▶ [Stated problem]
Leaving out the pictures, retype the lines from the beginning of the listing through the line containing "ax = fig.add_axes([125".

──────────

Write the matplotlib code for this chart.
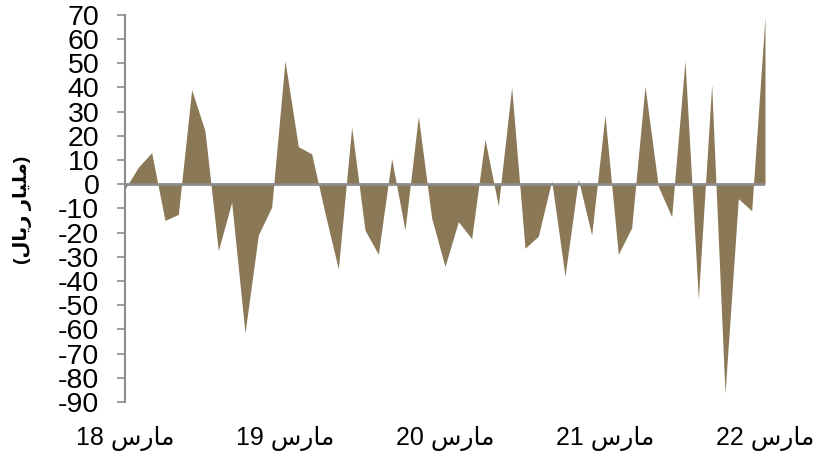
import matplotlib
matplotlib.use('Agg')
import matplotlib.pyplot as plt
import numpy as np

# ---- data (billion riyals, monthly, Mar 2018 .. Mar 2022) ----
values = [-2, 7, 13, -15, -12.5, 39, 22, -27.5, -7.5, -61.5,
          -21, -9.5, 51, 15.5, 12.5, -12, -35, 23.5, -19, -29,
          10.5, -19, 28, -14, -34, -15.5, -22.5, 18.5, -9, 40,
          -26.5, -21.5, 1.5, -38, 2, -21, 28.5, -29, -18, 40.5,
          -1, -13.5, 51, -47.5, 41, -86.5, -6, -11, 69]
tick_years = ["18", "19", "20", "21", "22"]
tick_labels = ["مارس " + y for y in tick_years]
y_label = "(مليار ريال)"
y_ticks = list(range(-90, 71, 10))

# ---- minimal Arabic shaping + visual ordering ----
FORMS = {  # isolated, final, initial, medial
    'ا': ('\uFE8D', '\uFE8E', None, None),
    'ر': ('\uFEAD', '\uFEAE', None, None),
    'س': ('\uFEB1', '\uFEB2', '\uFEB3', '\uFEB4'),
    'م': ('\uFEE1', '\uFEE2', '\uFEE3', '\uFEE4'),
    'ل': ('\uFEDD', '\uFEDE', '\uFEDF', '\uFEE0'),
    'ي': ('\uFEF1', '\uFEF2', '\uFEF3', '\uFEF4'),
}
DUAL = {'س', 'م', 'ل', 'ي'}


def shape(word):
    out = []
    for i, ch in enumerate(word):
        if ch not in FORMS:
            out.append(ch)
            continue
        prev = word[i - 1] if i > 0 else ''
        nxt = word[i + 1] if i + 1 < len(word) else ''
        jp = prev in DUAL
        jn = ch in DUAL and nxt in FORMS
        iso, fin, ini, med = FORMS[ch]
        if jp and jn:
            out.append(med)
        elif jp:
            out.append(fin)
        elif jn:
            out.append(ini)
        else:
            out.append(iso)
    return ''.join(out)


def visual(text):
    mirror = {'(': ')', ')': '('}
    tokens = text.split(' ')
    vis_tokens = []
    for t in tokens:
        if any(c in FORMS for c in t):
            s = shape(t)[::-1]
            s = ''.join(mirror.get(c, c) for c in s)
        else:
            s = t
        vis_tokens.append(s)
    return ' '.join(vis_tokens[::-1])


FONT = ['Liberation Sans', 'DejaVu Sans']
plt.rcParams['font.family'] = FONT

fig = plt.figure(figsize=(8.13, 4.59), dpi=100)
ax = fig.add_axes([125 / 813, 1 - 402 / 459, 640 / 813, (402 - 14.7) / 459])

months = np.arange(len(values))
ax.fill_between(months, values, 0, color='#8B7856', linewidth=0, zorder=2)
ax.axhline(0, color='#8C8C8C', linewidth=2, zorder=3)

ax.set_xlim(0, len(values) - 1)
ax.set_ylim(-90, 70)
ax.set_yticks(y_ticks)
ax.set_yticklabels([str(v) for v in y_ticks], fontsize=20.5)
ax.set_xticks(months[::12])
ax.set_xticklabels([visual(t) for t in tick_labels], fontsize=18)

for s in ['top', 'right', 'bottom']:
    ax.spines[s].set_visible(False)
ax.spines['left'].set_color('#8C8C8C')
ax.spines['left'].set_linewidth(1.5)
ax.tick_params(axis='y', direction='out', length=5.5, width=1.2,
               color='#8C8C8C', pad=13)
ax.tick_params(axis='x', length=0, pad=17)

fig.text(22 / 813, 1 - 210 / 459, visual(y_label), rotation=90,
         ha='center', va='center', fontsize=14, fontweight='bold',
         family=FONT)

fig.savefig('out.png', dpi=100)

──────────

▶ [Solution to the problem]
Write the matplotlib code for this chart.
import matplotlib
matplotlib.use('Agg')
import matplotlib.pyplot as plt
import numpy as np

# ---- data (billion riyals, monthly, Mar 2018 .. Mar 2022) ----
values = [-2, 7, 13, -15, -12.5, 39, 22, -27.5, -7.5, -61.5,
          -21, -9.5, 51, 15.5, 12.5, -12, -35, 23.5, -19, -29,
          10.5, -19, 28, -14, -34, -15.5, -22.5, 18.5, -9, 40,
          -26.5, -21.5, 1.5, -38, 2, -21, 28.5, -29, -18, 40.5,
          -1, -13.5, 51, -47.5, 41, -86.5, -6, -11, 69]
tick_years = ["18", "19", "20", "21", "22"]
tick_labels = ["مارس " + y for y in tick_years]
y_label = "(مليار ريال)"
y_ticks = list(range(-90, 71, 10))

# ---- minimal Arabic shaping + visual ordering ----
FORMS = {  # isolated, final, initial, medial
    'ا': ('\uFE8D', '\uFE8E', None, None),
    'ر': ('\uFEAD', '\uFEAE', None, None),
    'س': ('\uFEB1', '\uFEB2', '\uFEB3', '\uFEB4'),
    'م': ('\uFEE1', '\uFEE2', '\uFEE3', '\uFEE4'),
    'ل': ('\uFEDD', '\uFEDE', '\uFEDF', '\uFEE0'),
    'ي': ('\uFEF1', '\uFEF2', '\uFEF3', '\uFEF4'),
}
DUAL = {'س', 'م', 'ل', 'ي'}


def shape(word):
    out = []
    for i, ch in enumerate(word):
        if ch not in FORMS:
            out.append(ch)
            continue
        prev = word[i - 1] if i > 0 else ''
        nxt = word[i + 1] if i + 1 < len(word) else ''
        jp = prev in DUAL
        jn = ch in DUAL and nxt in FORMS
        iso, fin, ini, med = FORMS[ch]
        if jp and jn:
            out.append(med)
        elif jp:
            out.append(fin)
        elif jn:
            out.append(ini)
        else:
            out.append(iso)
    return ''.join(out)


def visual(text):
    mirror = {'(': ')', ')': '('}
    tokens = text.split(' ')
    vis_tokens = []
    for t in tokens:
        if any(c in FORMS for c in t):
            s = shape(t)[::-1]
            s = ''.join(mirror.get(c, c) for c in s)
        else:
            s = t
        vis_tokens.append(s)
    return ' '.join(vis_tokens[::-1])


FONT = ['Liberation Sans', 'DejaVu Sans']
plt.rcParams['font.family'] = FONT

fig = plt.figure(figsize=(8.13, 4.59), dpi=100)
ax = fig.add_axes([125 / 813, 1 - 402 / 459, 640 / 813, (402 - 14.7) / 459])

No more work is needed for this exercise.